文言としてはかなり変更がされているような印象を受けますが、実質的には変わっていません。旧民法では「遺言執行者であることを示す」ことが書かれていませんが、改正法ではこれが要件となっています。
そのため、たとえば遺言執行者が金融機関に対して相続手続き等を行うにあたっては、遺言執行者であることを示す必要があります。さらに次の規定も少し変更が加えられました。
【改正民法1012条1項】
遺言執行者は、遺言の内容を実現するため、相続財産の管理その他遺言の執行に必要な一切の行為をする権利義務を有する。
遺言執行者は、法律的な位置付けは「相続人の代理人」ですが、遺言の内容の中には、逆に相続人にとって不利益となる内容も含まれることもあります。
たとえば、遺言書に「遺産を相続人以外の愛人へ遺贈する」と書いてあれば、
その内容は相続人にとっては不利益でしかなく、そのような不利益行為の代理を遺言執行者ができるのか、というケースで問題になりました。
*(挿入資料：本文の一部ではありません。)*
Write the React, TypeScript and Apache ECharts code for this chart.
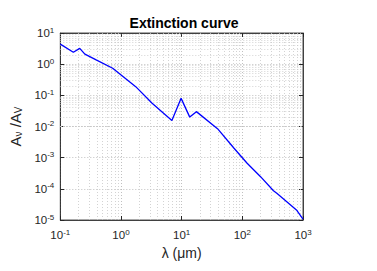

改正法では、すでに説明した旧民法1015条から「代理人とみなす」という文言を削除されました。さらに、「遺言の内容を実現するため」という言葉を本条文中に補うことによって、遺言執行者は相続人の利益や不利益に関係なく遺言の内容を実現するために行う、ということを明確化しました。
さらに次の規定は新設規定です。
【改正民法1012条2項】
遺言執行者がある場合には、遺贈の履行は、遺言執行者のみが行うことができる。
遺言執行者は必ず選ばなければならないわけではありません。
もし遺言執行者がいなければ、相続人の誰かがが遺贈の履行をします。
反対に遺言執行者がいれば、遺贈の履行は遺言執行者だけが行うことができますから、相続人には遺贈の執行の権限がなくなります。
遺言執行者がいるかいないかで相続人に対して大きな影響を及びますので、遺言執行者がいる場合には、遺言執行者はその旨を相続人へ通知する義務があります(改正民法1007条2項)。